I don’t mind the junk-filled closets because they have a really cool feature on them: doors. What’s behind the door doesn’t really matter to me. If I can’t see it, it’s like it doesn’t really exist (kind of like the balance on my credit card). My only fear is that the children, in an attempt to raise money for college (which we forgot to save for), will tell the show Hoarders about us. That would be pretty humiliating. I don’t need my co-workers to see that I still have a VHS camera without a working battery stored in my closet. It’s right on top of the unplugged fax machine that doesn’t have any printer ribbon. 

But recently, and when I say recently I mean within the last decade or so, our dire closet situation has turned into a dire laundry situation. My wife and I have a lot of articles of clothing, and because we have way too much closet crap, we’ve run out of places to put our clothes. We have so many clothes because we love food. And when you love food, you change shape. And when you change shape, you need clothes for every size. 

That means my wife and I each have three separate wardrobes. We have our skinny clothes (which are fabulous). We have our fat clothes, (which are comfortable). And we have our “we were skinny and we’re quickly on our way to becoming fat again” clothes (which are somewhere between fabulous and comfortable, and are normally worn for only about one week a year). That vast amount of multi-sized wardrobe selections for yo-yo dieters requires a lot of closet storage, which we don’t have. Well, we have it; it’s just filled with useless crap, which is the same as not having it.

Since we don’t have places to put our clothes, they exist mostly in a state of limbo. They are either in a hamper, in the laundry room, in a pile on a couch waiting to be folded, or worn on our bodies. Random laundry piles seem to be our storage system these days. They can be found anywhere around our household: the living room, the kitchen table, in the front seat of a car. We have a sign in our laundry room that reads, “Laundry Today or Naked Tomorrow.” It isn’t hung up there to be funny. It’s a very important reminder of our dismal situation. If you don’t do laundry, you might have to call in naked to work the next day.

Admittedly, another reason we have so many clothes that we can’t store is because I refuse to throw away any shirt I have ever been given in my life. Free T-shirt from a car wash grand opening?
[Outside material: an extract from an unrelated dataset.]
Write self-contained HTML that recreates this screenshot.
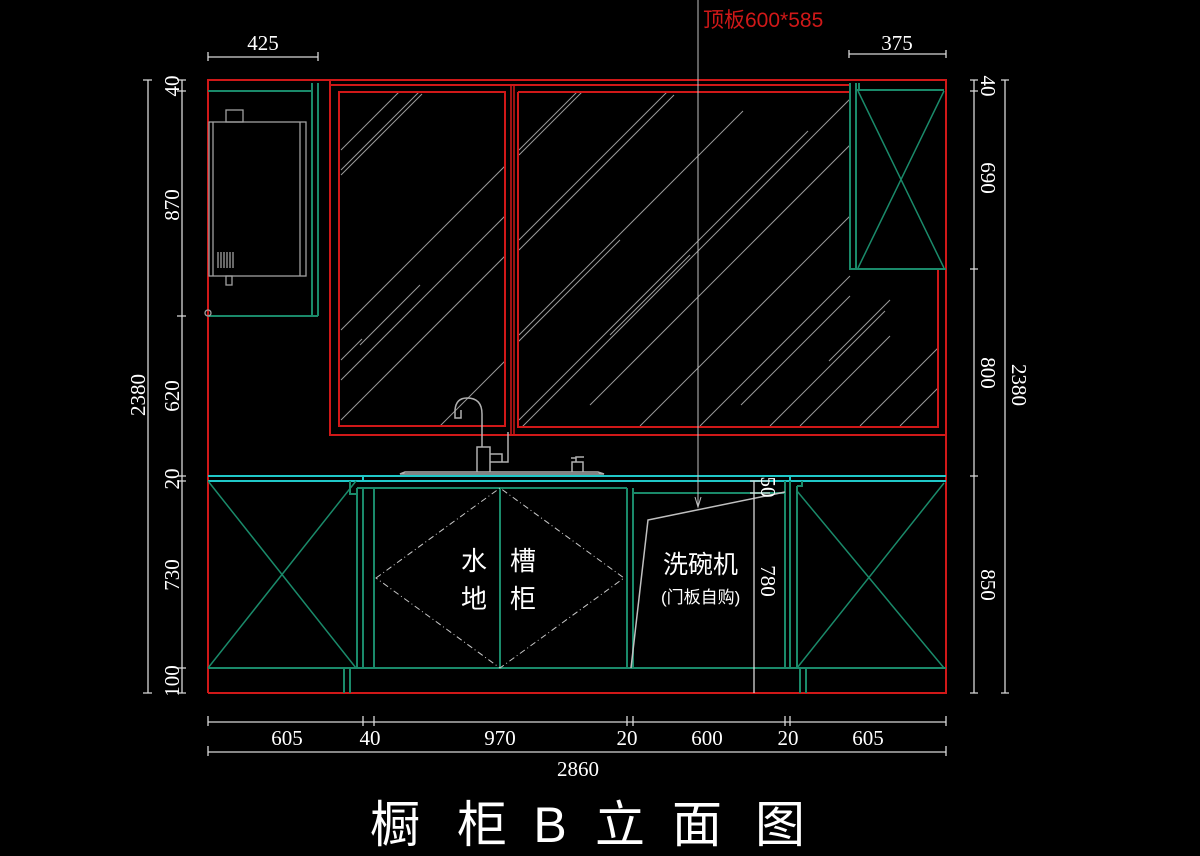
<!DOCTYPE html>
<html><head><meta charset="utf-8"><style>
html,body{margin:0;padding:0;background:#000;}
svg{display:block}
text{font-family:"Liberation Sans","Noto Sans CJK SC",sans-serif;fill:#fff}
.d{font-family:"Liberation Serif","Noto Sans CJK SC",serif;font-size:21px;fill:#fff}
</style></head><body>
<svg width="1200" height="856" viewBox="0 0 1200 856" xmlns="http://www.w3.org/2000/svg">
<rect width="1200" height="856" fill="#000"/>
<defs>
<clipPath id="cl"><rect x="340" y="93" width="164" height="332"/></clipPath>
<clipPath id="cr"><rect x="519" y="93" width="330" height="333"/><rect x="519" y="270" width="418" height="156"/></clipPath>
</defs>
<g fill="none" stroke-width="2">
<path d="M208,693 V80 H946 V693 H208" stroke="#d01818"/>
<path d="M330,80 V435 H946" stroke="#d01818"/>
<path d="M330,85 H850" stroke="#d01818"/>
<path d="M511,85 V435 M514,85 V435" stroke="#d01818" stroke-width="1.5"/>
<rect x="339" y="92" width="166" height="334" stroke="#d01818"/>
<path d="M518,92 H850 M518,92 V427 H938 V269" stroke="#d01818"/>
<g stroke="#9a9a9a" stroke-width="1" clip-path="url(#cl)">
<path d="M341,150 L400,91 M341,170 L420,91 M341,175 L422,94 M341,330 L510,161 M341,380 L510,211 M341,420 L510,251 M360,345 L420,285 M440,426 L510,356 M341,360 L362,339"/>
</g>
<g stroke="#9a9a9a" stroke-width="1" clip-path="url(#cr)">
<path d="M519,150 L578,91 M519,155 L583,91 M519,240 L668,91 M519,250 L674,95 M519,335 L743,111 M519,420 L808,131 M519,430 L850,99 M590,405 L870,125 M610,335 L690,255 M640,426 L850,216 M700,426 L850,276 M741,405 L850,296 M770,426 L885,311 M800,426 L890,336 M829,361 L890,300 M860,426 L938,348 M900,426 L938,388 M505,355 L620,240"/>
</g>
<path d="M208,91 H312 M312,83 V316 M318,83 V316 M208,316 H318" stroke="#1a8a6a"/>
<g stroke="#a0a0a0" stroke-width="1.3">
<rect x="209" y="122" width="97" height="154"/>
<path d="M213,122 V276 M300,122 V276"/>
<rect x="226" y="110" width="17" height="12"/>
<rect x="226" y="276" width="6" height="9"/>
<path d="M218,252 V268 M221,252 V268 M224,252 V268 M227,252 V268 M230,252 V268 M233,252 V268"/>
<circle cx="208" cy="313" r="3"/>
</g>
<path d="M850,83 V269 H946 M856,83 V269 M856,90 H944 M859,83 V90" stroke="#1a8a6a"/>
<path d="M858,91 L944,268 M944,91 L858,268" stroke="#1a8a6a" stroke-width="1.5"/>
<path d="M208,476 H946 M208,481 H946" stroke="#20c8c8"/>
<path d="M363,476 V481 M790,476 V481" stroke="#20c8c8"/>
<g stroke="#b0b0b0" stroke-width="1.5">
<path d="M400,474 L405,472 H598 L604,474 Z"/>
<path d="M477,472 V447 H490 V472 M490,454 H502 V462 H490 M502,462 H508 V432"/>
<path d="M482,447 V414 Q482,398 467,398 Q456,398 455,410 V418 H461 V410"/>
<path d="M572,472 V462 H583 V472 M576,462 V457 H584 M576,458 H571"/>
</g>
<path d="M208,668 H946" stroke="#1a8a6a"/>
<path d="M208,481 L356,668 M356,481 L208,668" stroke="#1a8a6a" stroke-width="1.5"/>
<path d="M350,481 V494 H357 M357,488 H627 M357,488 V668 M363,488 V668 M374,488 V668 M500,488 V668 M627,488 V668 M633,488 V668 M633,493 H785 M785,481 V668 M790,481 V668 M797,486 V668 M797,486 H802 V481" stroke="#1a8a6a"/>
<path d="M797,491 L944,668 M944,483 L797,668" stroke="#1a8a6a" stroke-width="1.5"/>
<path d="M344,668 V693 M350,668 V693 M800,668 V693 M806,668 V693" stroke="#1a8a6a"/>
<path d="M376,578 L500,488 L624,578 L500,668 Z" stroke="#c8c8c8" stroke-width="1" stroke-dasharray="6,3,1,3"/>
<path d="M785,492 L648,520 L631,668" stroke="#c0c0c0" stroke-width="1.5"/>
<path d="M698,0 V505" stroke="#c0c0c0" stroke-width="1"/>
<path d="M695,497 L698,507 L701,497" stroke="#c0c0c0" stroke-width="1"/>
<g stroke="#d8d8d8" stroke-width="1.3">
<path d="M148,80 V693 M143,80 H152 M143,693 H152"/>
<path d="M182,80 V693 M177,80 H186 M177,91 H186 M177,316 H186 M177,476 H186 M177,481 H186 M177,668 H186 M177,693 H186"/>
<path d="M974,80 V693 M970,80 H978 M970,91 H978 M970,269 H978 M970,476 H978 M970,693 H978"/>
<path d="M1005,80 V693 M1001,80 H1009 M1001,693 H1009"/>
<path d="M208,57 H318 M208,52 V61 M318,52 V61"/>
<path d="M849,54 H946 M849,50 V58 M946,50 V58"/>
<path d="M208,722 H946 M208,716 V726 M363,716 V726 M374,716 V726 M627,716 V726 M633,716 V726 M785,716 V726 M790,716 V726 M946,716 V726"/>
<path d="M208,752 H946 M208,746 V756 M946,746 V756"/>
<path d="M754,481 V693 M750,481 H770 M750,493 H770"/>
</g>
</g>
<g class="d" text-anchor="middle">
<text x="263" y="50" class="d">425</text>
<text x="897" y="50" class="d">375</text>
<text x="287" y="745" class="d">605</text>
<text x="370" y="745" class="d">40</text>
<text x="500" y="745" class="d">970</text>
<text x="627" y="745" class="d">20</text>
<text x="707" y="745" class="d">600</text>
<text x="788" y="745" class="d">20</text>
<text x="868" y="745" class="d">605</text>
<text x="578" y="776" class="d">2860</text>
<text transform="translate(179,86) rotate(-90)" class="d">40</text>
<text transform="translate(179,205) rotate(-90)" class="d">870</text>
<text transform="translate(179,396) rotate(-90)" class="d">620</text>
<text transform="translate(179,479) rotate(-90)" class="d">20</text>
<text transform="translate(179,575) rotate(-90)" class="d">730</text>
<text transform="translate(179,681) rotate(-90)" class="d">100</text>
<text transform="translate(145,395) rotate(-90)" class="d">2380</text>
<text transform="translate(981,86) rotate(90)" class="d">40</text>
<text transform="translate(981,178) rotate(90)" class="d">690</text>
<text transform="translate(981,373) rotate(90)" class="d">800</text>
<text transform="translate(981,585) rotate(90)" class="d">850</text>
<text transform="translate(1012,385) rotate(90)" class="d">2380</text>
<text transform="translate(761,487) rotate(90)" class="d">50</text>
<text transform="translate(761,581) rotate(90)" class="d">780</text>
</g>
<text x="703" y="27" font-size="21" style="fill:#d01818">顶板600*585</text>
<g font-size="26">
<text x="461" y="570">水</text><text x="510" y="570">槽</text>
<text x="461" y="608">地</text><text x="510" y="608">柜</text>
<text x="663" y="573" font-size="25">洗碗机</text>
<text x="661" y="603" font-size="17">(门板自购)</text>
</g>
<g font-size="50" text-anchor="middle">
<text x="395" y="842">橱</text>
<text x="482" y="842">柜</text>
<text x="550" y="842">B</text>
<text x="620" y="842">立</text>
<text x="697" y="842">面</text>
<text x="780" y="842">图</text>
</g>
</svg>
</body></html>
Still got it. Lollapalooza 1991? Of course I still have that one. To me those shirts are like fond memories. Even though I don’t need or ever wear any of my old faded concert T-shirts from the mid ’90s, I just can’t bring myself to donate a vintage Toad the Wet Sprocket shirt to Goodwill. A homeless person will never appreciate Toad the Wet Sprocket like I do.

In my wife’s defense, she has tried to break me of my ratty T-shirt collection. She’ll pull out a beat-up old shirt and say, “You’re never going to wear this again, let’s throw it out.”

“No way! I can wear that T-shirt when I’m painting.”

“You haven’t painted anything since a Republican was in the White House. Let’s get rid of it.”

“You’re going to blame the Democrats for me not painting the house? You think their policies are enabling me to be lazy?”

“No, I’m just pointing out that you used to be a ‘handyman’ around the house. Now you’re just a ‘man’ around the house. I’m not blaming Obama. Just throw the shirt away. We both know you aren’t going to wear that shirt or paint anything. We just need to make more room for some laundry around here.”

It really isn’t fair to drag the government into our laundry storage problems. Our organizational concerns are so huge (like the national debt), that it’s truly a bipartisan issue. But my wife, whom I love, recently started thinking like a government official. She came up with a solution, which wasn’t really a solution at all but more like a small Band-Aid on a severed limb. She decided to put our laundry in our suitcases when we weren’t using them. Then she placed the suitcases under our bed. I’ll admit, it did free up some space. However, the result of this radical plan means we can never find anything to wear. But on a positive note, we’re already packed for vacation. I hope the hotel has a big enough closet.